Porém, a “brincadeira” passa a ser um “problema” quando o caloiro diz “não” e o seu pedido não é respeitado. São muitos os estudantes universitários que se sentem pressionados a participar nas praxes. Caso não o façam, serão rejeitados por todos porque, segundo eles, quem não participa nestas “brincadeiras” é “quadrado” ou “anti-social”.
Ora bem, farto desta “tirania da maioria”, o Ministro da Ciência e Ensino Superior, Mariano Gago (foto à esquerda), deixou um aviso à navegação: ou os direitos de um ser humano são respeitados ou os praxistas irão ter problemas a sério. Como afirma a notícia no Público Online, “Sempre que tenha notícia da prática de ilícitos nas praxes”, Mariano Gago ameaça dar “imediato conhecimento ao Ministério Público” e usar “os meios aptos a responsabilizar, civil e criminalmente, por acção ou omissão os órgãos próprios das instituições do ensino superior, as associações de estudantes e ainda quaisquer outras entidades que, podendo e devendo fazê-lo”, não tenham feito nada para as evitar. Trocando por miúdos: se houver o mais pequeno abuso de poder, os praxistas serão criminalmente denunciados pelo próprio ministro (ver notícia completa em http://ultimahora.publico.clix.pt/noticia.aspx?id=1402779&idCanal=74)!
O ministro justifica-se: “A degradação física e psicológica dos mais novos como rito de iniciação é uma afronta aos valores da própria educação e à razão de ser das instituições de ensino superior e deve ser eficazmente combatida por todos: estudantes, professores e, muito especialmente, pelos próprios responsáveis das instituições”.
Em suma: o ministro não é contra as praxes nem vai sequer proibi-las. No entanto, não irá tolerar exageros e abusos, por parte dos “mais velhos”. Um “não” é um “não”, e se uma associação de estudantes não sabe respeitar as escolhas pessoais dos novos colegas, deverá ser responsabilizada por tal.

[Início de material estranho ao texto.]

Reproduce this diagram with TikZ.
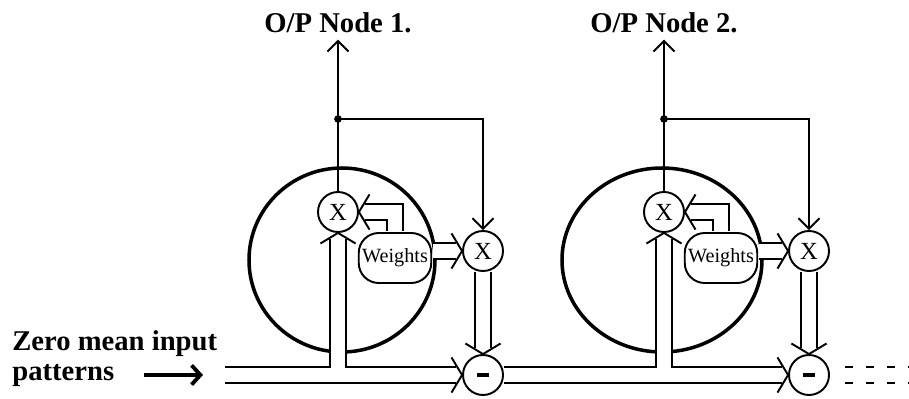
\documentclass[tikz,border=0pt]{standalone}
\usepackage{fontspec}
\setmainfont{Liberation Serif}
\usetikzlibrary{arrows.meta,positioning}

% open vee head for the double (vector) lines
\pgfdeclarearrow{
  name = BusTip,
  setup code = {
    \pgfarrowssettipend{0pt}
    \pgfarrowssetlineend{-3.2pt}
    \pgfarrowssetbackend{-6pt}
  },
  drawing code = {
    \pgfsetlinewidth{1.1pt}
    \pgfsetmiterjoin
    \pgfpathmoveto{\pgfpoint{-6pt}{10pt}}
    \pgfpathlineto{\pgfpointorigin}
    \pgfpathlineto{\pgfpoint{-6pt}{-10pt}}
    \pgfusepathqstroke
  }
}

\tikzset{
  wire/.style={line width=1.1pt},
  bus/.style={line width=1.1pt, double, double distance=8.5pt},
  busarrow/.style={bus, -BusTip},
  feed/.style={wire, -{Straight Barb[length=6pt,width=12pt]}},
  mult/.style={draw, circle, line width=1.1pt, minimum size=0.8cm, inner sep=0pt, fill=white, font=\fontsize{14}{14}\selectfont},
  wbox/.style={draw, rounded corners=0.4cm, line width=1.1pt, minimum width=1.45cm, minimum height=1.0cm, inner sep=0pt, fill=white, font=\fontsize{11.5}{12}\selectfont},
  outlabel/.style={anchor=base, inner sep=3.3pt, font=\bfseries\fontsize{16.3}{16}\selectfont},
  inlabel/.style={anchor=base west, inner sep=0pt, font=\bfseries\fontsize{16.3}{16}\selectfont},
  cell/.style={line width=2pt}
}

\begin{document}
\begin{tikzpicture}
\useasboundingbox (0,0) rectangle (18.18,7.96);

% input patterns
\node[inlabel] (zero) at (0.24,0.96) {Zero mean input};
\node[inlabel] (pat) at (0.24,0.36) {patterns};
\coordinate (in) at (4.50,0.46);
\draw[line width=2.2pt, -{Straight Barb[length=5pt,width=11pt]}, shorten <=0.58cm, shorten >=0.44cm] (pat.east) -- (pat.east -| in);

% one output node per pass
\foreach \n/\dx/\src/\cx/\rx in {1/0/in/6.84/1.86, 2/6.52/m1/6.72/2.0} {
  \draw[cell] (\cx+\dx,2.76) ellipse [x radius=\rx, y radius=1.84];

  \node[mult] (xa\n) at (6.76+\dx,3.72) {X};
  \node[wbox] (w\n) at (7.90+\dx,2.80) {Weights};
  \node[mult] (xb\n) at (9.66+\dx,2.94) {X};
  \node[mult] (m\n) at (9.66+\dx,0.46) {\rule{7pt}{2.2pt}};
  \node[outlabel] (op\n) at (6.76+\dx,7.30) {O/P Node \n.};
  \coordinate (d\n) at (6.76+\dx,5.58);

  \draw[busarrow] (\src) -- (m\n);
  \draw[busarrow] ([yshift=4.25pt]xa\n |- m\n) -- (xa\n);
  \draw[busarrow] ([yshift=0.55pt]w\n.north) |- (xa\n);
  \draw[busarrow] ([xshift=0.55pt]w\n.east |- xb\n) -- (xb\n);
  \draw[busarrow] (xb\n) -- (m\n);

  \draw[feed] (xa\n) -- (op\n);
  \fill (d\n) circle (2.2pt);
  \draw[feed] (d\n) -| (xb\n);
}

% more nodes follow
\coordinate (more) at (18.18,0.46);
\draw[bus, dash pattern=on 4.5pt off 7.5pt, shorten <=0.3cm] (m2) -- (more);
\end{tikzpicture}
\end{document}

Estará Mariano Gago a exagerar ou será que, segundo a opinião de muitos, é um homem corajoso? Afinal, esta é a primeira vez em muitos anos que um político não só critica abertamente as praxes violentas como, inclusivamente, faz tenção de punir criminalmente aqueles que as praticam…
Ilustração retirada de:
http://tdias.wordpress.com/2009/09/22/praxes-academicas-20092010/
7 comentários:
acho muito bem. o gago tem sido um bocadinho gago mental, mas nisto pensou a cantar.
:)
Estou plenamente de acordo!!!!Anda a escola toda a meter na cabeça dos jovens a defesa dos direitos humanos e da sua dignidade e chegam ao superior e dá nisto?! Há quem confunda, infelizmente, uma inclusão positiva no "meio académico" e social com tiques de poder precoce para cometer barbaridades. O tipo de excessos que têm vindo a lume são puníveis na sociedade civil por que razão não haviam de o ser no meio académico?! Não estão estes jovens ainda em processo de crescimento?

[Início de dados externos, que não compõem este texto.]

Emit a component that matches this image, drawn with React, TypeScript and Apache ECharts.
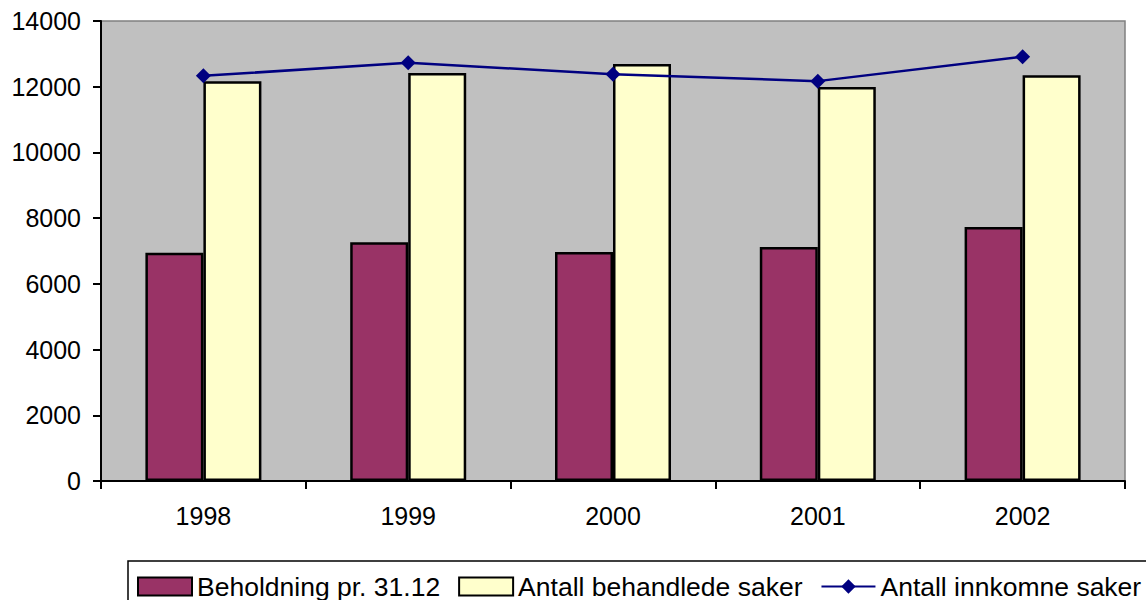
import React, { useEffect, useRef } from "react";
import * as echarts from "echarts";

const categories = ["1998", "1999", "2000", "2001", "2002"];
const beholdning = [6950, 7270, 6970, 7120, 7730];
const behandlede = [12170, 12420, 12690, 11990, 12350];
const innkomne = [12330, 12730, 12380, 12170, 12910];
const yTicks = { min: 0, max: 14000, interval: 2000 };

export default function App() {
  const ref = useRef<HTMLDivElement>(null);
  useEffect(() => {
    if (!ref.current) return;
    const chart = echarts.init(ref.current, null, { renderer: "svg" });
    const font = "Liberation Sans, Arial, sans-serif";
    chart.setOption({
      animation: false,
      backgroundColor: "#ffffff",
      textStyle: { fontFamily: font },
      grid: {
        left: 101,
        top: 21,
        right: 21,
        bottom: 119,
        show: true,
        backgroundColor: "#C0C0C0",
        borderColor: "#808080",
        borderWidth: 1.5,
      },
      graphic: [
        {
          type: "rect",
          shape: { x: 128, y: 561, width: 1040, height: 60 },
          style: { fill: "#ffffff", stroke: "#000000", lineWidth: 1.5 },
          z: 0,
        },
      ],
      legend: {
        left: 137,
        top: 573,
        padding: 0,
        itemWidth: 54,
        itemHeight: 18,
        itemGap: 18,
        textStyle: { fontSize: 26.5, color: "#000000", fontFamily: font },
        z: 10,
        data: [
          { name: "Beholdning pr. 31.12", icon: "rect" },
          { name: "Antall behandlede saker", icon: "rect" },
          { name: "Antall innkomne saker" },
        ],
      },
      xAxis: {
        type: "category",
        data: categories,
        boundaryGap: true,
        axisLine: { lineStyle: { color: "#000000", width: 2 } },
        axisTick: { show: true, length: 8, lineStyle: { color: "#000000", width: 2 } },
        axisLabel: { fontSize: 25, color: "#000000", margin: 22, fontFamily: font },
        splitLine: { show: false },
      },
      yAxis: {
        type: "value",
        min: yTicks.min,
        max: yTicks.max,
        interval: yTicks.interval,
        axisLine: { show: true, lineStyle: { color: "#000000", width: 2 } },
        axisTick: { show: true, length: 8, lineStyle: { color: "#000000", width: 2 } },
        axisLabel: {
          fontSize: 25,
          color: "#000000",
          margin: 20,
          fontFamily: font,
          formatter: (v: number) => String(v),
        },
        splitLine: { show: false },
      },
      series: [
        {
          name: "Beholdning pr. 31.12",
          type: "bar",
          data: beholdning,
          barWidth: 58,
          barGap: "0%",
          itemStyle: { color: "#993366", borderColor: "#000000", borderWidth: 2.5 },
        },
        {
          name: "Antall behandlede saker",
          type: "bar",
          data: behandlede,
          barWidth: 58,
          barGap: "0%",
          itemStyle: { color: "#FFFFCC", borderColor: "#000000", borderWidth: 2.5 },
        },
        {
          name: "Antall innkomne saker",
          type: "line",
          data: innkomne,
          symbol: "diamond",
          symbolSize: 15,
          lineStyle: { color: "#000080", width: 2.5 },
          itemStyle: { color: "#000080" },
          z: 5,
        },
      ],
    });
    return () => chart.dispose();
  }, []);
  return (
    <div
      ref={ref}
      style={{ position: "absolute", left: 0, top: 0, width: 1146, height: 600 }}
    />
  );
}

Que se respeite quem não queira ser alvo de praxe e que os praxistas tenham criativade q.b para receber os novos alunos, quantos deles arrancados das suas zonas.
Nina Abreu ( alguém que infelizmente, ressalvo, não viveu as praxes, nem latadas, nem queimas, por força do longo luto académico vivido em Coimbra, entre 1969 e 1981, sensivelmente)
Concordo com todos os comentários feitos. Fui "praxada" e adorei...só que no país onde estudei as praxes são uma coisa muito muito engraçada. Ficará para sempre na minha memória a criatividade com que os estudantes finalistas nos brindaram e nos puseram "à vontade" na nossa faculdade. Assim, sim vale a pena ser "praxada"...sem humilhação e muito coração.
Mariano Gago tem sido umóptimo Ministro da Ciência mas nem por isso do Ensino Superior.
Mas, desta vez, acertou em cheio. A praxe deve ser algo para recordar com um sorriso daí a muitos anos e não com pesadelos ou arrepios de thriller...
Lyta
Bom post :)
Eu sinceramente, não tenho nenhum problema com as praxes, mas acho que por vezes exageram bastante (basta procurar no YouTube que se encontra umas bem estúpidas). Acho bem o que o Minisro fez!
Concordo plenamente com a decisão do Ministro... este ano já tive conhecimento de praxes bastantes humilhantes, que me foram contadas pela pessoa que as sofreu... é horrível...
Eu nunca achei piada nenhuma às praxes. Não fui praxada e não tive qualquer problema de integração no mundo académico. Ainda hoje 11 anos após a conclusão do curso, mantenho amigos dessa altura. Estes rituais sempre me fizeram muita confusão! E confesso: nunca vestiria um traje académico!